Di Marta Perego
La domanda che tutti fanno, i fan più o meno accaniti, è: ma rispetto agli altri è meglio?
Non so da quando è partita questa ansia di classifiche. Io lo ammetto dall’inizio: le classifiche non sono mai riuscita a farle.
Però posso dire che C’era una volta a Hollywood è un film di Tarantino. E non solo, è il film in cui Tarantino butta quanto più può di sé stesso. E il suo sé stesso significa: amore incondizionato per il cinema.
“C’era una volta a Hollywood” è un film sul cinema. Sull’industria, sulle idee, sul successo che arriva e magari poi se ne va. Ed è un film di Tarantino, con la sua passione per il passato, il mescolamento, il genere, il cinema italiano degli anni ’60 e ’70.
Siamo nel 1969, in quell’anno in cui il cinema hollywoodiano sta cambiando. Arrivano gli autori, alcuni geniali dall’Europa, come Roman Polanski, esce “Easy Rider”, la pellicola che idealmente fa da spartiacque tra il cinema di prima e quello che sarebbe arrivato dopo. Si sente la brezza della New Hollywood, che essendo cosa nuova, fa apparire tutto quello che c’è stato prima come vecchio e vetusto. E vecchio e vetusto, agli occhi del nuovo cinema, è Rick Dalton, l’attore che ha le fattezze di Leonardo Di Caprio, un ex cowboy della televisione degli anni ’50, che ha vissuto un’epoca di grande fama e successo ma che non è mai riuscito a diventare Steve McQueen e quindi, a detta del suo produttore, l’unica sua alternativa è volare a Roma per fare il protagonista di uno spaghetti western.

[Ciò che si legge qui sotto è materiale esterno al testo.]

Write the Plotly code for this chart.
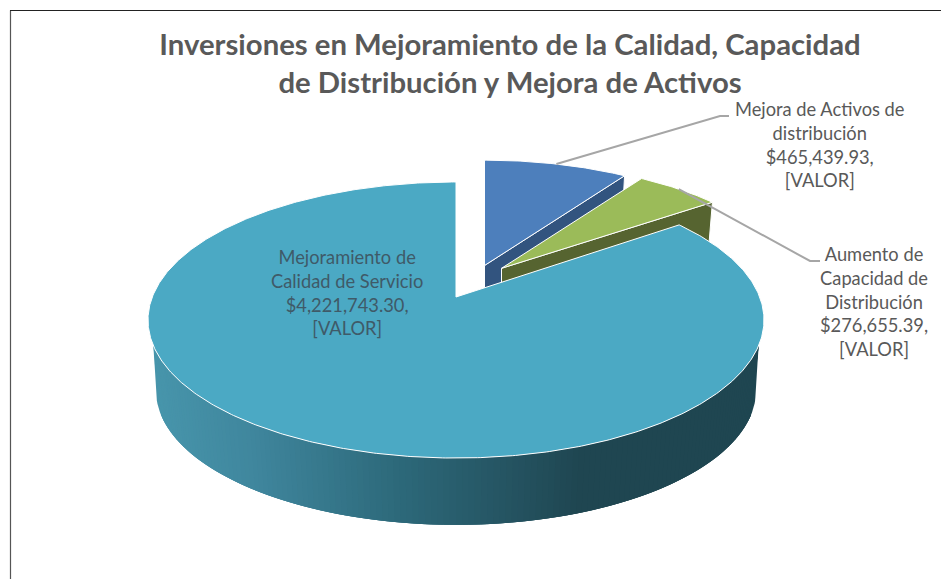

La sua disperazione e il suo senso di fallimento sono riversati sul suo esilarante amico, nonché sua controfigura Cliff Booth (Brad Pitt, bello, simpatico, irresistibile).
Intanto arriva come suo vicino di casa l’autore di cui tutti parlano: Roman Polanski, il genio di Rosemary’s Baby. E’ qui che si intreccia la storia con la fantasia. Con una biondissima e ingenua Sharon Tate (Margot Robbie) che passeggia felice per le vie di Los Angeles ed entra nei cinema per vedere un film in cui ha una parte ed entra senza pagare il biglietto (come aveva fatto lo stesso Quentin per il suo primissimo film), inconsapevole che da lì a poco la sua vita perfetta sarebbe stata distrutta dalla follia omicida e senza pietà della setta di Charles Manson.
Ma il cinema può tutto, secondo Quentin Tarantino, anche inventarsi dei finali diversi della storia, come era successo in Inglorious Basterds.
E, senza spoiler, ce la fa come solo lui sa fare.